Do you buy a car because you want to pay for a mechanic?
Do you wear glasses because it would be immoral not to tap the services of an optometrist and optician?
Did you get married so that the clerks at court houses recording and notarizing such unions have something to do?
The point of going into business is to create something of value and hopefully turn a profit. People do not go into business so that they can hire employees. It’s just that sometimes, you can get more profits if you hire extra people. Hiring employees is a side effect of going into a business; it’s not the reason for starting a business.
I think you are being waaay too easy on the republicans on this issue.
Yes, I understand that outsourcing is inevitable in a globalizing economy and that frequently outseourcing has the merit of saving a few jobs highly skilled jobs here by sacrificing low skilled jobs to other countries.
I understand that corporations have a duty to their shareholders.
What I don’t understand is why tax cuts seem to be the beginning and end of the Republican strategy to addressing outsouring. Why is a tax race to the bottom the only conceivable response to this loss of jobs?
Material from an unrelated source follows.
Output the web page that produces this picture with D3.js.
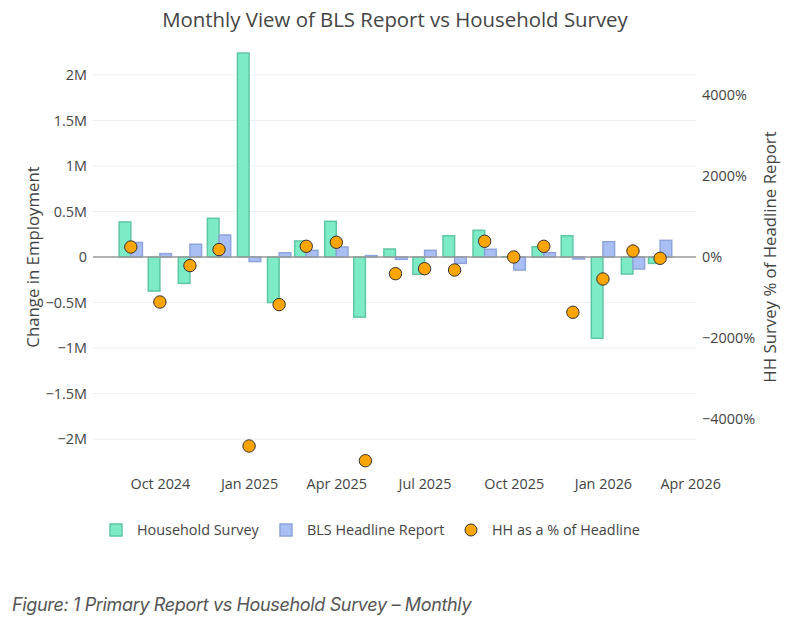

China seems to have no problem strong-arming corporations into doing everything from giving up autonomy to giving up intellectual property in exchange for access to a consumer market that is about a third the size of ours. I’m not saying that we have to adopt China’s tactics but this capitulation to corporate interests (while not unique to the Republican party) is not something that the most vibrant economy in the world shares with us.
I’m not sure that there is anything we can do to reverse the outsourcing of jobs bt i am pretty sure taht tehre is stuff we can do to reduce the rate at which we lose jobs. Somthing that doesn’t involve cutting taxes until the corporate tax becomes a gratuity.